Well, the exact worms name I was given was Foleyella Furcata. He does have about 3 visible worms in his skin, no telling whats in the gut. But ya thats what I was given, Panacur to be given 3 days in a row, then wait 4 days, then 3 again etc etc. I wish I could remove them myself but I have no experience in doing so.
 
Posted to your other thread...........

I posted a reply to your other thread.........After reading this one again I am even more interested in the source of your Panther. Are you sure it isn't a wild caught from Madegascar? You identified your cham as looking like the picture of one on a link that definitely had the Foleyella Furcata. That one had very visible worms under the skin. A captive bred cham from the USA would never have those. They are not contagious. They are not spread from one cham to another like roundworms are.
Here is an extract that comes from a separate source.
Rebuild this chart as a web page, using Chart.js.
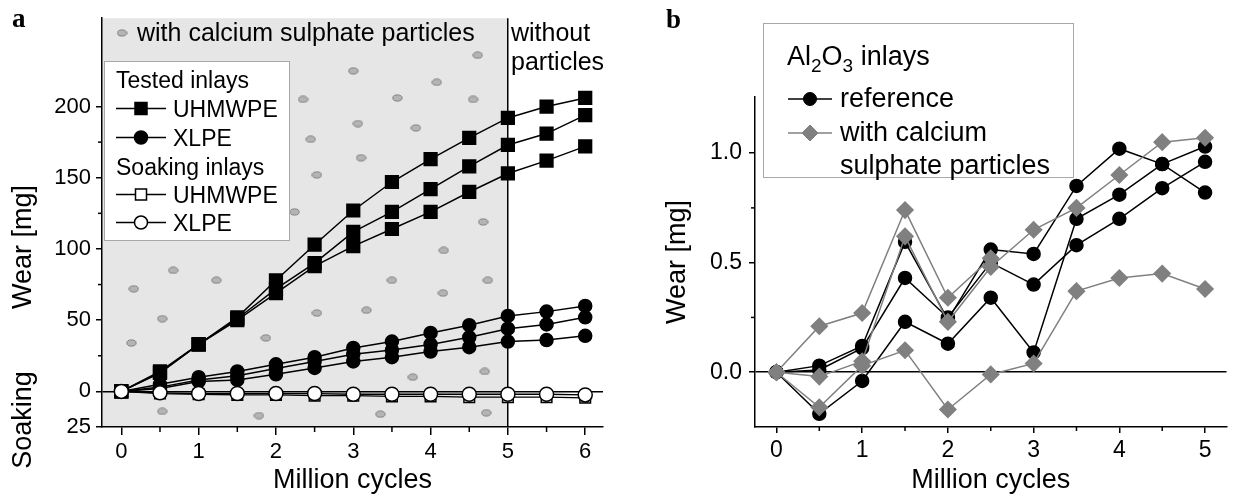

A misquito has to bite the infected cham, suck up eggs that are in the cham's bloodstream, and then go bite another cham and inject the eggs into the second cham's bloodstream. That just does not happen here. Not even in Florida where they have lots of mosquitoes. Lots of people are breeding chams, including wild caught chams, outside in Florida. I've never heard any of them end up with these nematodes in their captive bred population. They stay in the original wild caught chameleon host and die when the host dies.

Panacur does not kill Foleyella Furcata nematodes. Won't do anything to them unless they are in the gut. Ivermectin is the only thing that kills them in the bloodstream and overall body. I would contact the person you got this cham from and see what they have to say about this situation. Something is not right............
 
Ya seems crazy to me too, its frustrating not knowing if i did something wrong or if there are somehow infected skeeters flying around here. I do leave them outside on the weekends in the sun.